Alongside the debate about professionalism has to be set the strange dichotomy between the attitude of many local education authorities and that of the Government when it comes to consultations with unions on professional issues. Far too many LEAs have tried to "sideline" teacher unions by confining their role to conditions of service matters, leaving chief education officers free to consult unofficial groups on professional issues. By contrast, the Department for Education and, for that matter, other Government departments and quangos, consult the teacher unions on a range of professional subjects, from the national curriculum to school inspections. If we want teacher unions to engage in a debate about the future of the profession, wearing perhaps a professional association hat, then they must be treated as major contributors to professional consultations. To treat them as bodies whose interests are confined to conditions of service, as too many LEAs do, is reminiscent of old-fashioned attempts to divide and rule teachers' organisations, to the ultimate detriment of the service. It follows, therefore, that, although superficially it might appear that teacher unions are driven exclusively by a conditions of service agenda, nothing could be further from the truth. The role of teacher assessment, the validity of the end of key stage tests, the interference with teaching time, the threat of league tables and the struggle to win the argument over value added, are every bit as important to many teachers. Above all, teachers want to regain a reasonable level of professional control over the way in which the curriculum is delivered.
When Sir Ron Dearing undertook his lengthy consultations, to whom did he turn when it came to advice on the views of the profession? He relied, of course, on the teacher unions alongside the valuable view of the subject teacher bodies. Accordingly, teacher unions were able, while some balloted on industrial action and subsequently boycotted the testing and assessment arrangements, to participate to the full in professional issues. The two approaches were not incompatible.
Funding is the biggest political hot potato of all, and one which crosses the trade unionprofessional association divide to a significant degree. Lack of funding has, and will, lead to painful decisions which have a major effect on the future careers of teachers.
Primarysecondary funding disparities are real and the primary sector is particularly hard done by. Teachers' organisations have to participate in this professional debate. Likewise, they need to contribute to discussion on the development of the Common Funding Formula for grant-maintained schools, because it affects significantly the funding for the rest of the LEA sector. Last, but not least, they have to formulate a view about a possible move to a national funding formula.
Such a potential development has enormous implications for their members, ranging from the effective abolition of LEAs to total Treasury control over every school budget.
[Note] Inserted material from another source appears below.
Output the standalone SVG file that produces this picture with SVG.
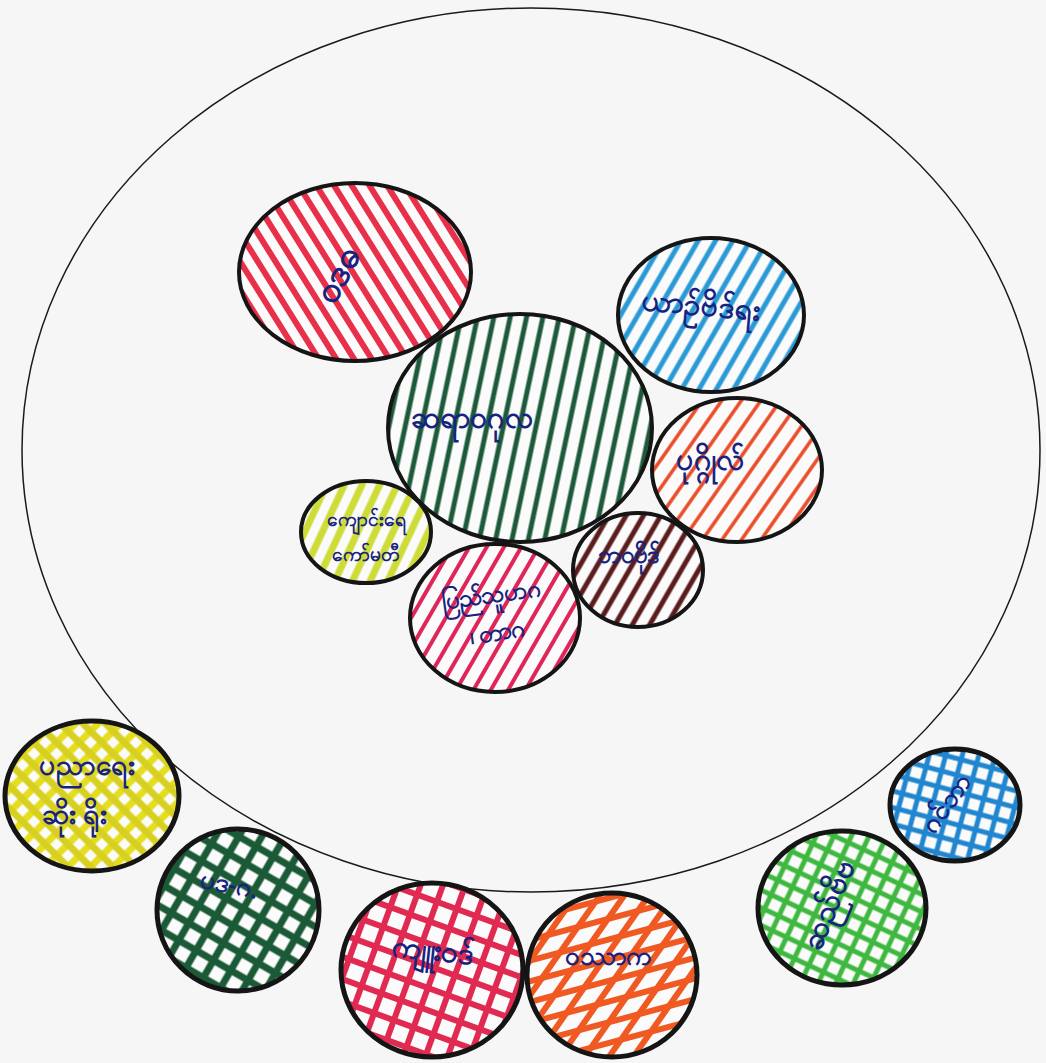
<svg xmlns="http://www.w3.org/2000/svg" width="1046" height="1063" viewBox="0 0 1046 1063">
<style>
.ring{stroke:#151515;stroke-width:4}
.base{fill:#fbfbfb}
.lbl{fill:#17237f;font-family:"Noto Sans","DejaVu Sans",sans-serif;font-size:30px;font-weight:600;text-anchor:middle}
</style>
<defs>
<pattern id="pRed" width="15" height="15" patternUnits="userSpaceOnUse" patternTransform="rotate(-32)"><line x1="5" y1="0" x2="5" y2="15" stroke="#e8304a" stroke-width="6"/></pattern>
<pattern id="pBlue" width="15" height="15" patternUnits="userSpaceOnUse" patternTransform="rotate(30)"><line x1="5" y1="0" x2="5" y2="15" stroke="#2a9ad6" stroke-width="5"/></pattern>
<pattern id="pGreen" width="16" height="16" patternUnits="userSpaceOnUse" patternTransform="rotate(12)"><line x1="5" y1="0" x2="5" y2="16" stroke="#1d5a3a" stroke-width="5"/></pattern>
<pattern id="pOrange" width="16" height="16" patternUnits="userSpaceOnUse" patternTransform="rotate(35)"><line x1="5" y1="0" x2="5" y2="16" stroke="#ea4a26" stroke-width="3.5"/></pattern>
<pattern id="pLime" width="16" height="16" patternUnits="userSpaceOnUse" patternTransform="rotate(25)"><line x1="5" y1="0" x2="5" y2="16" stroke="#cddc36" stroke-width="7"/></pattern>
<pattern id="pPink" width="15" height="15" patternUnits="userSpaceOnUse" patternTransform="rotate(30)"><line x1="5" y1="0" x2="5" y2="15" stroke="#e0255a" stroke-width="4"/></pattern>
<pattern id="pBrown" width="15" height="15" patternUnits="userSpaceOnUse" patternTransform="rotate(30)"><line x1="5" y1="0" x2="5" y2="15" stroke="#5a1c1c" stroke-width="5"/></pattern>
<pattern id="xYellow" width="16" height="16" patternUnits="userSpaceOnUse" patternTransform="rotate(45)"><line x1="5" y1="0" x2="5" y2="16" stroke="#e4de1e" stroke-width="7"/><line x1="0" y1="5" x2="16" y2="5" stroke="#d8d020" stroke-width="7"/></pattern>
<pattern id="xDkGreen" width="20" height="20" patternUnits="userSpaceOnUse" patternTransform="rotate(30)"><line x1="5" y1="0" x2="5" y2="20" stroke="#1b5a36" stroke-width="7"/><line x1="0" y1="5" x2="20" y2="5" stroke="#1b5a36" stroke-width="7"/></pattern>
<pattern id="xPink" width="21" height="21" patternUnits="userSpaceOnUse" patternTransform="rotate(20)"><line x1="5" y1="0" x2="5" y2="21" stroke="#e12a52" stroke-width="6"/><line x1="0" y1="5" x2="21" y2="5" stroke="#e12a52" stroke-width="6"/></pattern>
<pattern id="xOrangeA" width="20" height="20" patternUnits="userSpaceOnUse" patternTransform="rotate(35)"><line x1="5" y1="0" x2="5" y2="20" stroke="#f05a22" stroke-width="6"/></pattern>
<pattern id="xOrangeB" width="20" height="20" patternUnits="userSpaceOnUse" patternTransform="rotate(-15)"><line x1="0" y1="5" x2="20" y2="5" stroke="#f05a22" stroke-width="6"/></pattern>
<pattern id="xGreen" width="16" height="16" patternUnits="userSpaceOnUse" patternTransform="rotate(25)"><line x1="5" y1="0" x2="5" y2="16" stroke="#3fb840" stroke-width="5"/><line x1="0" y1="5" x2="16" y2="5" stroke="#3fb840" stroke-width="5"/></pattern>
<pattern id="xBlue" width="16" height="16" patternUnits="userSpaceOnUse" patternTransform="rotate(15)"><line x1="5" y1="0" x2="5" y2="16" stroke="#1f86cf" stroke-width="5"/><line x1="0" y1="5" x2="16" y2="5" stroke="#1f86cf" stroke-width="5"/></pattern>
</defs>
<rect width="1046" height="1063" fill="#f6f6f6"/>
<g id="outer">
<ellipse cx="531" cy="450" rx="509" ry="442" fill="none" stroke="#1a1a1a" stroke-width="1.5"/>
</g>
<g id="n-red">
<ellipse class="base" cx="355" cy="272" rx="116" ry="89"/>
<ellipse cx="355" cy="272" rx="116" ry="89" fill="url(#pRed)" class="ring"/>
<text class="lbl" style="font-size:36px" transform="translate(348,280) rotate(-62)">ဝဒဓ</text>
</g>
<g id="n-blue">
<ellipse class="base" cx="711" cy="315" rx="93" ry="77"/>
<ellipse cx="711" cy="315" rx="93" ry="77" fill="url(#pBlue)" class="ring"/>
<text class="lbl" transform="translate(700,315) rotate(5)">ယာဉ်ဗိဒ်ရး</text>
</g>
<g id="n-green">
<ellipse class="base" cx="520" cy="428" rx="132" ry="114"/>
<ellipse cx="520" cy="428" rx="132" ry="114" fill="url(#pGreen)" class="ring"/>
<text class="lbl" x="472" y="428">ဆရာဝဂုလ</text>
</g>
<g id="n-orange">
<ellipse class="base" cx="737" cy="470" rx="85" ry="72"/>
<ellipse cx="737" cy="470" rx="85" ry="72" fill="url(#pOrange)" class="ring"/>
<text class="lbl" x="710" y="470">ပုဂ္ဂိုလ်</text>
</g>
<g id="n-lime">
<ellipse class="base" cx="366" cy="532" rx="65" ry="51"/>
<ellipse cx="366" cy="532" rx="65" ry="51" fill="url(#pLime)" class="ring"/>
<text class="lbl" style="font-size:19px" x="366" y="526">ကျောင်းရေ</text>
<text class="lbl" style="font-size:19px" x="366" y="561">ကော်မတီ</text>
</g>
<g id="n-pink">
<ellipse class="base" cx="495" cy="618" rx="85" ry="74"/>
<ellipse cx="495" cy="618" rx="85" ry="74" fill="url(#pPink)" class="ring"/>
<text class="lbl" style="font-size:24px" transform="translate(492,603) rotate(-8)">ပြည်သူပာဂ</text>
<text class="lbl" style="font-size:24px" transform="translate(498,640) rotate(-8)">၊ တာဂ</text>
</g>
<g id="n-brown">
<ellipse class="base" cx="638" cy="570" rx="65" ry="57"/>
<ellipse cx="638" cy="570" rx="65" ry="57" fill="url(#pBrown)" class="ring"/>
<text class="lbl" style="font-size:24px" x="628" y="563">ဘဝဗိုဒ်</text>
</g>
<g id="n-yellow">
<ellipse class="base" cx="92" cy="796" rx="87" ry="75"/>
<ellipse cx="92" cy="796" rx="87" ry="75" fill="url(#xYellow)" class="ring" style="stroke-width:5"/>
<text class="lbl" style="font-size:28px" x="86" y="775">ပညာရေး</text>
<text class="lbl" style="font-size:28px" x="74" y="824">ဆိုး ရိုး</text>
</g>
<g id="n-dkgreen">
<ellipse class="base" cx="238" cy="910" rx="81" ry="81"/>
<ellipse cx="238" cy="910" rx="81" ry="81" fill="url(#xDkGreen)" class="ring" style="stroke-width:5"/>
<text class="lbl" style="font-size:26px" transform="translate(228,893) rotate(12)">ပဒ-ဂ.</text>
</g>
<g id="n-pinkx">
<ellipse class="base" cx="432" cy="970" rx="91" ry="87"/>
<ellipse cx="432" cy="970" rx="91" ry="87" fill="url(#xPink)" class="ring" style="stroke-width:5"/>
<text class="lbl" transform="translate(432,960) rotate(6)">ကျူးဝဒ်</text>
</g>
<g id="n-orangex">
<ellipse class="base" cx="612" cy="975" rx="85" ry="82"/>
<ellipse cx="612" cy="975" rx="85" ry="82" fill="url(#xOrangeA)"/>
<ellipse cx="612" cy="975" rx="85" ry="82" fill="url(#xOrangeB)" class="ring" style="stroke-width:5"/>
<text class="lbl" style="font-size:26px" x="608" y="965">ဝဿာက</text>
</g>
<g id="n-greenx">
<ellipse class="base" cx="842" cy="908" rx="84" ry="77"/>
<ellipse cx="842" cy="908" rx="84" ry="77" fill="url(#xGreen)" class="ring" style="stroke-width:5"/>
<text class="lbl" transform="translate(838,908) rotate(-68)">ဆည်ဗိဗ</text>
</g>
<g id="n-bluex">
<ellipse class="base" cx="955" cy="805" rx="65" ry="56"/>
<ellipse cx="955" cy="805" rx="65" ry="56" fill="url(#xBlue)" class="ring" style="stroke-width:5"/>
<text class="lbl" style="font-size:26px" transform="translate(953,808) rotate(-55)">ဂင်ဘာ</text>
</g>
<g id="connectors"/>
</svg>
No room for neutrality here: nor can there be any doubt that teacher unions should play their part in shaping that debate, lest the interests of members go by default.
Lastly, by way of illustration, we need to examine the changes in initial teacher education (ITE) and the way in which they raise both conditions of service and wider professional concerns. The full-blown school-centred approach, with responsibility placed firmly upon the schools in the relevant consortium, will lead to promotion opportunities, to job description changes and to the awarding of salary enhancements. All these are of interest to the teacher unions.
The revolution in the education system, brought about by the Government's reforms, has been met with varying degrees of opposition from teacher unions. Sometimes, they may have appeared to be "Luddite", afraid to accept even the least controversial changes. But that has not prevented them from accepting the need of schools to be accountable to a degree unheard of before the 1990s.
Their prime role, one of looking after their members' interest, may not have endeared them to the advocates of change but it has not lessened their interest in the professional and education consequences. Each organisation will place a greater or less emphasis upon its union role, depending upon its traditional stance and the views of its membership. However, this has not stood in the way of a genuine contribution to the pursuit of teacher professionalism.
David Hart is the general secretary of the National Association of Head Teachers.